The other day, I was sitting in a shed of sorts playing the guitar and learning the blues. It seems to have carried over through the days. This morning, I woke up at 3am, wide awake. I laid in semi-consciousness as day started to break. Then I found myself on my yoga mat at 7am feeling a bit blue and displaced. Of course these moments are expected, and I’m lucky not to have them too frequently anymore. They have been there all along.
There I was horizontal on my yoga mat. A block was propped underneath my spine. My chest and arms were sprawled out. My mind was almost empty. And then there were flickers of thought. I won’t get into the vagaries of my mind and what Ekhart Tolle would call the “pain-body.”
I contemplated the dirt all around me. I think there is sand sticking to every part of my body. Do I have bed bugs or are these all mosquito bites? I’ve never seen my hair this matted against my face. My body has had enough carbs to last a lifetime. I haven’t eaten meat in at least a week but basically now for almost 6 weeks. I gave up coffee about a month ago. I don’t drink alcohol anymore. I am tired of saying hello and goodbye to people. Who is this person? And why is she so sanitized and so unproductive?
I’ve been in many hotels, met too many people, eaten too much sub-par food. I’ve been to the Google Flights site too many times. I have organized too much transportation and logistics.
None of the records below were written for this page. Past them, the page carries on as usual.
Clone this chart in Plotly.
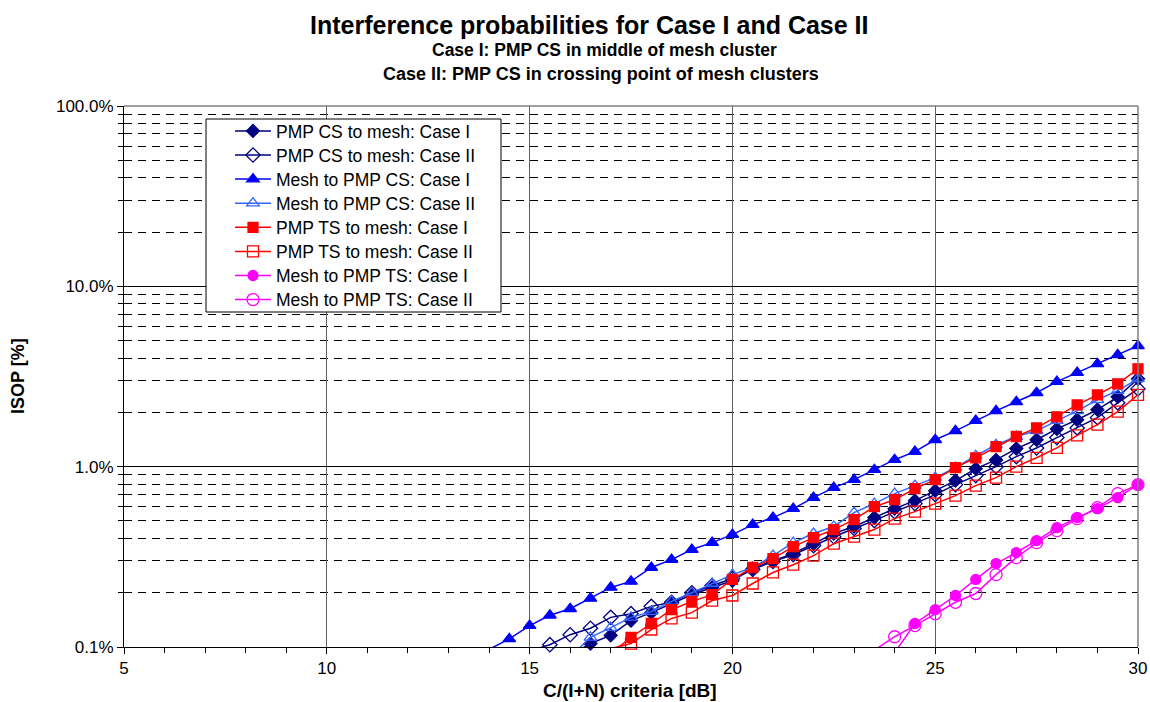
import plotly.graph_objects as go

# C/(I+N) criteria [dB]
X = [14.0, 14.5, 15.0, 15.5, 16.0, 16.5, 17.0, 17.5, 18.0, 18.5, 19.0, 19.5,
     20.0, 20.5, 21.0, 21.5, 22.0, 22.5, 23.0, 23.5, 24.0, 24.5, 25.0, 25.5,
     26.0, 26.5, 27.0, 27.5, 28.0, 28.5, 29.0, 29.5, 30.0]

# ISOP [%] per series (None = no data)
pmp_cs_to_mesh_I = [None, None, None, None, 0.090, 0.1045, 0.116, 0.140, 0.155, 0.174, 0.195, 0.214,
                    0.233, 0.272, 0.301, 0.330, 0.374, 0.426, 0.466, 0.522, 0.585, 0.648, 0.736, 0.837,
                    0.975, 1.09, 1.26, 1.41, 1.62, 1.82, 2.07, 2.44, 3.07]
pmp_cs_to_mesh_II = [None, None, 0.095, 0.103, 0.117, 0.127, 0.146, 0.153, 0.168, 0.177, 0.200, 0.219,
                     0.240, 0.269, 0.298, 0.325, 0.365, 0.409, 0.454, 0.502, 0.563, 0.624, 0.700, 0.795,
                     0.892, 1.00, 1.136, 1.27, 1.45, 1.64, 1.87, 2.26, 2.70]
mesh_to_pmp_cs_I = [0.097, 0.111, 0.1315, 0.150, 0.163, 0.186, 0.214, 0.231, 0.276, 0.305, 0.347, 0.379,
                    0.420, 0.477, 0.522, 0.585, 0.673, 0.765, 0.847, 0.962, 1.093, 1.211, 1.41, 1.58,
                    1.80, 2.04, 2.29, 2.57, 2.96, 3.32, 3.72, 4.17, 4.68]
mesh_to_pmp_cs_II = [None, None, None, None, 0.088, 0.113, 0.128, 0.146, 0.157, 0.179, 0.200, 0.225,
                     0.252, 0.276, 0.321, 0.379, 0.426, 0.466, 0.556, 0.624, 0.709, 0.785, 0.869, 0.987,
                     1.15, 1.32, 1.47, 1.58, 1.80, 2.04, 2.35, 2.64, 3.07]
pmp_ts_to_mesh_I = [None, None, None, None, None, None, 0.092, 0.113, 0.135, 0.161, 0.179, 0.195,
                    0.237, 0.276, 0.309, 0.360, 0.404, 0.448, 0.508, 0.600, 0.656, 0.755, 0.847, 0.987,
                    1.12, 1.29, 1.47, 1.64, 1.89, 2.20, 2.50, 2.88, 3.49]
pmp_ts_to_mesh_II = [None, None, None, None, None, 0.090, 0.098, 0.1045, 0.125, 0.144, 0.155, 0.181,
                     0.193, 0.225, 0.259, 0.286, 0.321, 0.374, 0.409, 0.448, 0.515, 0.563, 0.624, 0.691,
                     0.785, 0.869, 1.00, 1.12, 1.27, 1.49, 1.71, 2.02, 2.50]
mesh_to_pmp_ts_I = [None] * 20 + [0.093, 0.135, 0.161, 0.193, 0.237, 0.290, 0.334, 0.389, 0.459, 0.522,
                                  0.585, 0.673, 0.795]
mesh_to_pmp_ts_II = [None] * 19 + [0.096, 0.114, 0.1315, 0.153, 0.177, 0.198, 0.252, 0.313, 0.379, 0.442,
                                   0.515, 0.593, 0.709, 0.795]

series_names = ["PMP CS to mesh: Case I", "PMP CS to mesh: Case II",
                "Mesh to PMP CS: Case I", "Mesh to PMP CS: Case II",
                "PMP TS to mesh: Case I", "PMP TS to mesh: Case II",
                "Mesh to PMP TS: Case I", "Mesh to PMP TS: Case II"]
series_values = [pmp_cs_to_mesh_I, pmp_cs_to_mesh_II, mesh_to_pmp_cs_I, mesh_to_pmp_cs_II,
                 pmp_ts_to_mesh_I, pmp_ts_to_mesh_II, mesh_to_pmp_ts_I, mesh_to_pmp_ts_II]

x_ticks = [5, 10, 15, 20, 25, 30]
y_ticks = [0.1, 1, 10, 100]
y_tick_text = ["0.1%", "1.0%", "10.0%", "100.0%"]
y_minor = [m * d for d in (0.1, 1, 10) for m in range(2, 10)]

styles = [
    dict(color="#000080", symbol="diamond", size=10),
    dict(color="#000080", symbol="diamond-open", size=11),
    dict(color="#0000FF", symbol="triangle-up", size=11),
    dict(color="#3366FF", symbol="triangle-up-open", size=11),
    dict(color="#FF0000", symbol="square", size=10),
    dict(color="#FF0000", symbol="square-open", size=11),
    dict(color="#FF00FF", symbol="circle", size=10),
    dict(color="#FF00FF", symbol="circle-open", size=12),
]

YMIN = 0.1
FONT = "Liberation Sans, Arial, sans-serif"

L, R, T, B = 124, 12, 106, 55
W, H = 1150, 702
pw, ph = W - L - R, H - T - B


def px_x(p):
    return (p - L) / pw


def px_y(p):
    return (H - B - p) / ph


fig = go.Figure()
legend_layouts = {}
for i, (name, vals, st) in enumerate(zip(series_names, series_values, styles)):
    lg = "legend" if i == 0 else f"legend{i + 1}"
    mk = dict(color=st["color"], symbol=st["symbol"], size=st["size"],
              line=dict(color=st["color"], width=1.3))
    ln = dict(color=st["color"], width=1.5)
    # legend entry
    fig.add_trace(go.Scatter(x=[None], y=[None], mode="lines+markers", name=name,
                             legend=lg, line=ln, marker=mk))
    # line through all points (clipped to plot area)
    fig.add_trace(go.Scatter(x=X, y=vals, mode="lines", line=ln, showlegend=False,
                             hoverinfo="skip"))
    # markers only for points inside the axis range
    vis = [v if (v is not None and v >= YMIN) else None for v in vals]
    fig.add_trace(go.Scatter(x=X, y=vis, mode="markers", marker=mk, showlegend=False,
                             cliponaxis=False))
    legend_layouts[lg] = dict(x=px_x(230), y=px_y(131 + 24.1 * i), xanchor="left",
                              yanchor="middle", bgcolor="rgba(0,0,0,0)", borderwidth=0,
                              font=dict(family=FONT, size=17.5, color="black"),
                              itemwidth=36)

fig.update_layout(
    width=W, height=H,
    margin=dict(l=L, r=R, t=T, b=B, autoexpand=False),
    paper_bgcolor="white", plot_bgcolor="white",
    font=dict(family=FONT, size=17, color="black"),
    showlegend=True,
    xaxis=dict(range=[5, 30], tickvals=x_ticks, ticks="outside", ticklen=6,
               tickcolor="black", showline=True, linecolor="black", linewidth=1,
               showgrid=True, gridcolor="#606060", gridwidth=1, zeroline=False,
               automargin=False, tickfont=dict(size=17),
               minor=dict(dtick=1, ticks="outside", ticklen=5, tickcolor="black",
                          showgrid=False)),
    yaxis=dict(type="log", range=[-1, 2], tickvals=y_ticks, ticktext=y_tick_text,
               ticks="outside", ticklen=6, tickcolor="black", showline=True,
               linecolor="black", linewidth=1, showgrid=True, gridcolor="black",
               gridwidth=1, zeroline=False, automargin=False, tickfont=dict(size=17),
               minor=dict(tickvals=y_minor, ticks="outside", ticklen=5,
                          tickcolor="black", showgrid=True, gridcolor="black",
                          griddash="8px,6px", gridwidth=1)),
    shapes=[
        # plot area border (top and right, gray)
        dict(type="line", xref="paper", yref="paper", x0=0, x1=1, y0=1, y1=1,
             line=dict(color="#808080", width=1.5), layer="above"),
        dict(type="line", xref="paper", yref="paper", x0=1, x1=1, y0=0, y1=1,
             line=dict(color="#808080", width=1.5), layer="above"),
        # legend box
        dict(type="rect", xref="paper", yref="paper",
             x0=px_x(206), x1=px_x(501), y0=px_y(312), y1=px_y(119),
             fillcolor="white", line=dict(color="black", width=1), layer="above"),
    ],
    annotations=[
        dict(text="<b>Interference probabilities for Case I and Case II</b>",
             xref="paper", yref="paper", x=px_x(589), y=px_y(25),
             xanchor="center", yanchor="middle", showarrow=False,
             font=dict(size=25)),
        dict(text="<b>Case I: PMP CS in middle of mesh cluster</b>",
             xref="paper", yref="paper", x=px_x(604), y=px_y(50),
             xanchor="center", yanchor="middle", showarrow=False,
             font=dict(size=17.5)),
        dict(text="<b>Case II: PMP CS in crossing point of mesh clusters</b>",
             xref="paper", yref="paper", x=px_x(601), y=px_y(74),
             xanchor="center", yanchor="middle", showarrow=False,
             font=dict(size=18)),
        dict(text="<b>C/(I+N) criteria [dB]</b>", xref="paper", yref="paper",
             x=px_x(630), y=px_y(690), xanchor="center", yanchor="middle",
             showarrow=False, font=dict(size=19)),
        dict(text="<b>ISOP [%]</b>", xref="paper", yref="paper",
             x=px_x(18), y=px_y(376), xanchor="center", yanchor="middle",
             textangle=-90, showarrow=False, font=dict(size=18)),
    ],
    **legend_layouts,
)

fig.write_html("out.html")
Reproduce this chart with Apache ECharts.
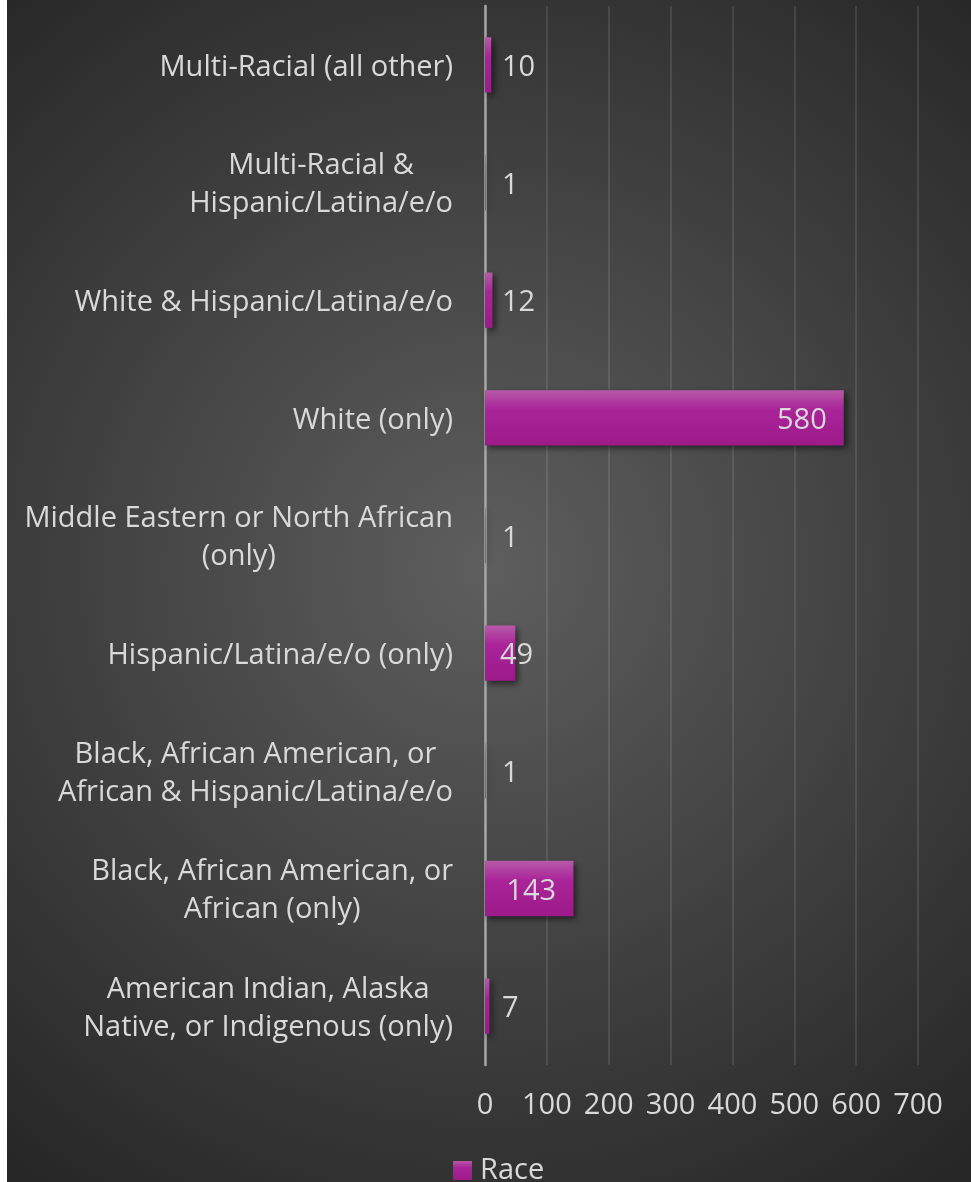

Maybe I’m relaxing just a little too much. Me without a sense of striving and progression seems foreign. One could argue that I’m working on my self-development. There is some truth to the value of delayering and removing all those elements of ego. That seems to be my project for the moment. Why does working on yourself feel so crummy and aimless?
We sat in our sharing circle at 10am. My turn came, and all I could really say was that I am tired. Given that I’m staying in some shared barracks-like environment, I don’t even have a door to close and cry behind. (But I do have a hot pink mosquito net that might hide me if I wrap myself and curl up into a little curlicue.)
I feel sad because I don’t think I’m going back to NYC as a resident…maybe ever again. That makes me feel very unstable and out of control, even though I think it’s the right decision. I am moving out after being away for 7 months and while I’m not even there. In January, my friend takes over my lease, and in between, I will be arranging for my clothing and personal effects to be packed (or maybe I’ll buy a last-minute ticket back). This is my last chance to say my goodbyes while I still have a home in NYC. I miss my friends. I miss having an apartment. It feels momentous because it’s also the close of a big year for me.
And yet, I think there is a lesson in letting go.
(Now I just need to figure out a way to explain this move to people while I also explain that I also don’t really have 2017 planned at all either. Maybe I should look into shrinks who Skype too – lol that has a nice ring to it.)